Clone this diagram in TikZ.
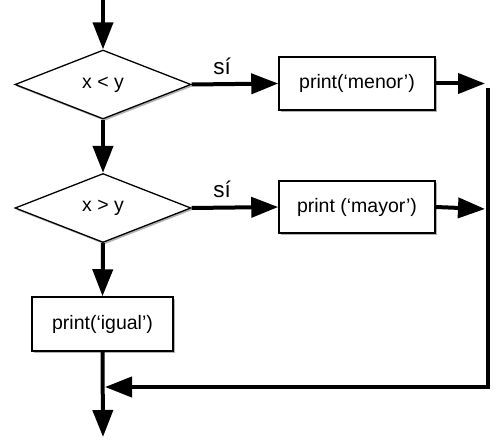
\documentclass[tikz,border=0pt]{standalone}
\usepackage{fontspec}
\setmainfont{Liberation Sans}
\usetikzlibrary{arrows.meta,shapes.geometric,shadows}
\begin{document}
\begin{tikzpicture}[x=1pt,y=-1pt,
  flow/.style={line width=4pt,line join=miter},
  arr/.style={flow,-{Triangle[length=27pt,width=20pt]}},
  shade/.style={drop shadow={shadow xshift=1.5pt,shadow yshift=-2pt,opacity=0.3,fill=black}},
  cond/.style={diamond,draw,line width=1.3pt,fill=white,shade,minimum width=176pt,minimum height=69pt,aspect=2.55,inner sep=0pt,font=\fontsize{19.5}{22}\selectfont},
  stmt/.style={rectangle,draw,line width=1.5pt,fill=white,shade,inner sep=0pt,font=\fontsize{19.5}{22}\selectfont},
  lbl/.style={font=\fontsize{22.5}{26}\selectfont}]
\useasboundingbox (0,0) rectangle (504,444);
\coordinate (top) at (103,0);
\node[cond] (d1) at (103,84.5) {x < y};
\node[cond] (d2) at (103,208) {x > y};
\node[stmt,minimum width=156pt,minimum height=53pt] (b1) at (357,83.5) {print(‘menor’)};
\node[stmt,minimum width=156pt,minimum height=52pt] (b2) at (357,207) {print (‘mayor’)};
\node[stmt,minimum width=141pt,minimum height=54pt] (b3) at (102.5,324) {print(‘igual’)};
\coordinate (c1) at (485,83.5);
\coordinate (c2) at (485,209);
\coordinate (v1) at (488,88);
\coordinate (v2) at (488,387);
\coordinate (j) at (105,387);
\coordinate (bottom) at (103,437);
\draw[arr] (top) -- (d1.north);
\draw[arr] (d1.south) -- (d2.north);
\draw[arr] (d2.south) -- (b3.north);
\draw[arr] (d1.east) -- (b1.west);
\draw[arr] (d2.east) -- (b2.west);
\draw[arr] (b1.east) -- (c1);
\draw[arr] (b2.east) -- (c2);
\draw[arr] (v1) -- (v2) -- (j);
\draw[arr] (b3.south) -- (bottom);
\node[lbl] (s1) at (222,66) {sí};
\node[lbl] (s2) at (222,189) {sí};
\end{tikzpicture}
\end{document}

**INSTRUCTIONS FOR THE TASK:** Copy out the whole listing exactly, and don't carry over any pictures.

**EXPECTED ANSWER:**
Clone this diagram in TikZ.
\documentclass[tikz,border=0pt]{standalone}
\usepackage{fontspec}
\setmainfont{Liberation Sans}
\usetikzlibrary{arrows.meta,shapes.geometric,shadows}
\begin{document}
\begin{tikzpicture}[x=1pt,y=-1pt,
  flow/.style={line width=4pt,line join=miter},
  arr/.style={flow,-{Triangle[length=27pt,width=20pt]}},
  shade/.style={drop shadow={shadow xshift=1.5pt,shadow yshift=-2pt,opacity=0.3,fill=black}},
  cond/.style={diamond,draw,line width=1.3pt,fill=white,shade,minimum width=176pt,minimum height=69pt,aspect=2.55,inner sep=0pt,font=\fontsize{19.5}{22}\selectfont},
  stmt/.style={rectangle,draw,line width=1.5pt,fill=white,shade,inner sep=0pt,font=\fontsize{19.5}{22}\selectfont},
  lbl/.style={font=\fontsize{22.5}{26}\selectfont}]
\useasboundingbox (0,0) rectangle (504,444);
\coordinate (top) at (103,0);
\node[cond] (d1) at (103,84.5) {x < y};
\node[cond] (d2) at (103,208) {x > y};
\node[stmt,minimum width=156pt,minimum height=53pt] (b1) at (357,83.5) {print(‘menor’)};
\node[stmt,minimum width=156pt,minimum height=52pt] (b2) at (357,207) {print (‘mayor’)};
\node[stmt,minimum width=141pt,minimum height=54pt] (b3) at (102.5,324) {print(‘igual’)};
\coordinate (c1) at (485,83.5);
\coordinate (c2) at (485,209);
\coordinate (v1) at (488,88);
\coordinate (v2) at (488,387);
\coordinate (j) at (105,387);
\coordinate (bottom) at (103,437);
\draw[arr] (top) -- (d1.north);
\draw[arr] (d1.south) -- (d2.north);
\draw[arr] (d2.south) -- (b3.north);
\draw[arr] (d1.east) -- (b1.west);
\draw[arr] (d2.east) -- (b2.west);
\draw[arr] (b1.east) -- (c1);
\draw[arr] (b2.east) -- (c2);
\draw[arr] (v1) -- (v2) -- (j);
\draw[arr] (b3.south) -- (bottom);
\node[lbl] (s1) at (222,66) {sí};
\node[lbl] (s2) at (222,189) {sí};
\end{tikzpicture}
\end{document}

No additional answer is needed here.